Monday, October 23, 2006

Scaring myself

I got out of the house for a bit yesterday. Abandoned all my work projects and enjoyed the sunshine for a a couple of hours. Such a perfect, beautiful fall day. And I began to wonder why I was even thinking I should be working anyway. I guess it's just habit. I'm so used to auto-pilot thinking that I need to fill whatever time I have with getting ready for the next thing, I forget that I can just do nothing, or do something for myself once in a while. What a revelation.

I was sort of thinking back to what it was like before I started working for myself, and realized that almost all the "real" jobs I've had required more work than the usual 8 hour day too.

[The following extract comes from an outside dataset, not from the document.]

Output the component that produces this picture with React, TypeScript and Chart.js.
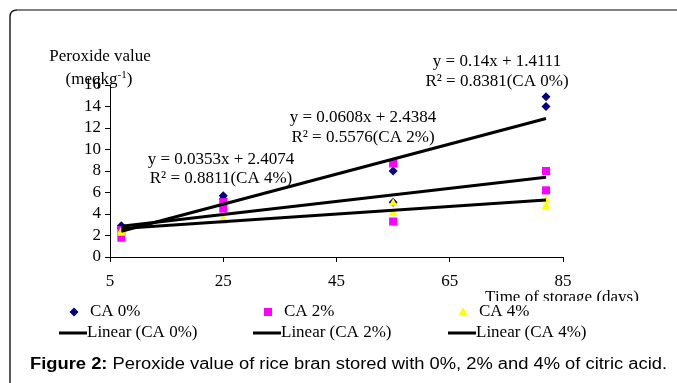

And quite a bit of the time, I was working TWO jobs. Maybe I just don't know any better. Or maybe I really like working more than anything else. I don't know. I haven't ever realized this before now. Duh. I'll have to think it through a bit more. Was I doing it at first because I had to, and it became a habit that just stuck? Or am I always working because that's just my nature and what I get the most satisfaction from? Or is it deeper than that, and I work all hours to fill up a void, or avoid something else? Eeep, scary.

But today being Monday, it's back to being productive. If anyone had telephone trouble trying to reach me the last few days, I finally have my phone line back. It was a broken wire on one of the lines, and I still had the bedroom phone but I'm pretty sure I missed a few calls during all the hubbub.